The following materials are needed to deepen the information that will be provided during the lectures:

  • datasheet for the ATMega 328 microcontroller from AVR / Atmel / Microchip
  • datasheet for the SAMD21 microcontroller from ARM / Atmel / Microchip
  • (advanced extra literature) The Definitive Guide to the ARM Cortex-M0 by Joseph Yiu (https://www.amazon.com/Definitive-Guide-ARM-Cortex-M0/dp/0123854776)
  • (advanced extra documentation) KiCad documentation site (http://kicad-pcb.org/help/documentation/

Course hand outs will be provided before the beginning of the course, including as many as possible of the above mentioned materials at the basic level.

Final projects

Final projects are the way the course will be evaluated. It is recommended to work with a topic of relevance for the student’s future projects. Therefore individual form is preferred, however, it is possible to work in teams but the tasks will have to be adjusted accordingly. Project proposals have to be approved by the teacher and should include the development of dataloggers in any form using memory cards or computers as systems to capture data. Also a workflow showing how to display the data through a visual representation should be presented.

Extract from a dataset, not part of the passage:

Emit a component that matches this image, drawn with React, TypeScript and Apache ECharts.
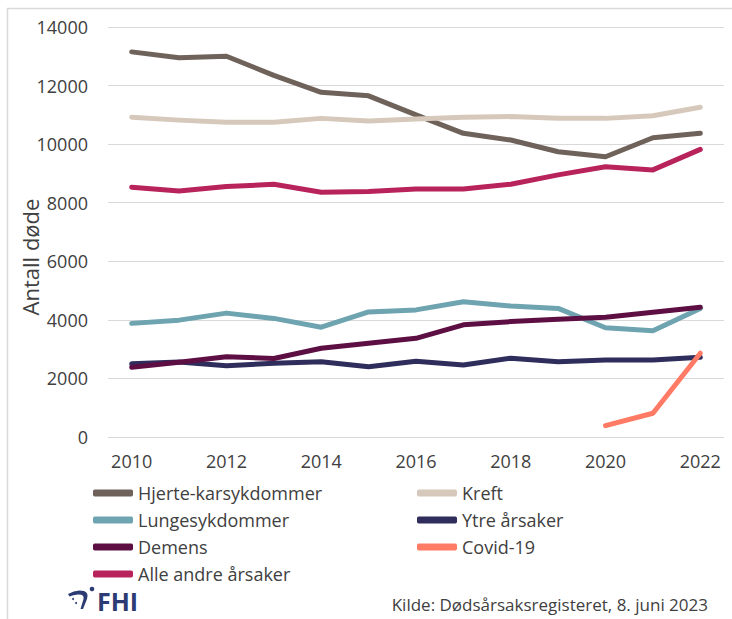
import React, { useEffect, useRef } from "react";
import * as echarts from "echarts";

const years = ["2010","2011","2012","2013","2014","2015","2016","2017","2018","2019","2020","2021","2022"];
const hjerte = [13150, 12950, 13000, 12350, 11770, 11650, 11000, 10370, 10140, 9740, 9570, 10220, 10370];
const kreft = [10920, 10820, 10750, 10750, 10880, 10790, 10860, 10920, 10940, 10880, 10880, 10970, 11260];
const lunge = [3880, 3990, 4230, 4050, 3750, 4270, 4340, 4620, 4470, 4390, 3730, 3630, 4390];
const ytre = [2500, 2560, 2430, 2520, 2570, 2400, 2590, 2460, 2690, 2570, 2630, 2630, 2720];
const demens = [2380, 2550, 2740, 2680, 3030, 3200, 3370, 3830, 3940, 4020, 4090, 4260, 4430];
const covid = [null, null, null, null, null, null, null, null, null, null, 390, 810, 2860];
const alleAndre = [8530, 8400, 8550, 8630, 8360, 8380, 8470, 8470, 8630, 8950, 9230, 9120, 9820];

const seriesNames = ["Hjerte-karsykdommer", "Kreft", "Lungesykdommer", "Ytre årsaker", "Demens", "Covid-19", "Alle andre årsaker"];
const seriesData = [hjerte, kreft, lunge, ytre, demens, covid, alleAndre];
const seriesColors = ["#6f625a", "#d6c9bb", "#6ea3b0", "#2f2d5c", "#5d0e43", "#ff7b65", "#b7235a"];

const yTicks = { min: 0, max: 14000, interval: 2000 };
const yName = "Antall døde";
const source = "Kilde: Dødsårsaksregisteret, 8. juni 2023";

const FONT = "'Open Sans', sans-serif";

echarts.graphic.registerShape(
  "fhiIcon",
  echarts.graphic.extendPath(
    "M0 7 Q8 2 16 4 Q21 6 19 12 L15 22 L12.5 22 L15.5 12 Q16.5 7 10 7.5 Q5 8 1.5 9.5 Z",
    {}
  )
);

export default function App() {
  const ref = useRef<HTMLDivElement>(null);
  useEffect(() => {
    if (!ref.current) return;
    const chart = echarts.init(ref.current, null, { renderer: "svg" });
    const col1 = [seriesNames[0], seriesNames[2], seriesNames[4], seriesNames[6]];
    const col2 = [seriesNames[1], seriesNames[3], seriesNames[5]];
    const legendBase = {
      orient: "vertical",
      top: 483,
      itemWidth: 40,
      itemHeight: 7,
      itemGap: 7,
      icon: "roundRect",
      textStyle: { fontFamily: FONT, fontSize: 18, color: "#404040", lineHeight: 20 },
      padding: 0,
    };
    chart.setOption({
      animation: false,
      grid: { left: 108, right: 8, top: 27, bottom: 182 },
      xAxis: {
        type: "category",
        data: years,
        boundaryGap: true,
        axisLine: { show: true, lineStyle: { color: "#d9d9d9", width: 1 } },
        axisTick: { show: false },
        axisLabel: { interval: 1, margin: 15, fontFamily: FONT, fontSize: 18, color: "#404040" },
      },
      yAxis: {
        type: "value",
        min: yTicks.min,
        max: yTicks.max,
        interval: yTicks.interval,
        axisLabel: { margin: 20, fontFamily: FONT, fontSize: 18, color: "#404040", formatter: (v: number) => String(v) },
        axisLine: { show: false },
        axisTick: { show: false },
        splitLine: { lineStyle: { color: "#d9d9d9", width: 1 } },
      },
      legend: [
        { ...legendBase, left: 93, data: col1 },
        { ...legendBase, left: 417, data: col2 },
      ],
      series: seriesNames.map((name, i) => ({
        name,
        type: "line",
        data: seriesData[i],
        showSymbol: false,
        symbol: "none",
        color: seriesColors[i],
        lineStyle: { width: 5, color: seriesColors[i], cap: "round", join: "round" },
        itemStyle: { color: seriesColors[i] },
      })),
      graphic: [
        {
          type: "rect",
          silent: true,
          shape: { x: 7.5, y: 8.5, width: 800, height: 700 },
          style: { fill: "none", stroke: "#d9d9d9", lineWidth: 1.5 },
        },
        {
          type: "text",
          x: 30,
          y: 257,
          rotation: Math.PI / 2,
          style: { text: yName, fontFamily: FONT, fontSize: 22, fill: "#404040", align: "center", verticalAlign: "middle" },
        },
        {
          type: "text",
          x: 708,
          y: 604,
          style: { text: source, fontFamily: FONT, fontSize: 17, fill: "#404040", align: "right", verticalAlign: "middle" },
        },
        {
          type: "text",
          x: 97,
          y: 601,
          style: { text: "FHI", fontFamily: FONT, fontSize: 25, fontWeight: "bold", fill: "#2c3b73", verticalAlign: "middle" },
        },
        {
          type: "fhiIcon",
          x: 68,
          y: 587,
          scaleX: 1,
          scaleY: 1,
          style: { fill: "#2c3b73" },
        },
        { type: "circle", shape: { cx: 92, cy: 589, r: 2.3 }, style: { fill: "#2c3b73" } },
        { type: "circle", shape: { cx: 73, cy: 599, r: 1 }, style: { fill: "#2c3b73" } },
        { type: "circle", shape: { cx: 76, cy: 603, r: 1 }, style: { fill: "#2c3b73" } },
      ],
    });
    return () => chart.dispose();
  }, []);
  return (
    <div
      ref={ref}
      style={{ position: "fixed", left: 0, top: 0, width: 732, height: 619, background: "#fff" }}
    />
  );
}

The projects will be presented as open source solutions to be published on Elsevier’s HardwareX journal, in other words, the journal’s submission rules will be requested. Writted feedback will be provided for each one of the papers one week after grading session 3.

Examination

To pass the course, the following is required:

  • Solutions to all homework assignments presented at each grading session. A serious attempt to a solution is a minimum requirement.
  • Active participation during the grading sessions. Physical attendance is required.
  • Completion of the tasks to the individual projects.

Only pass or fail grades will be awarded.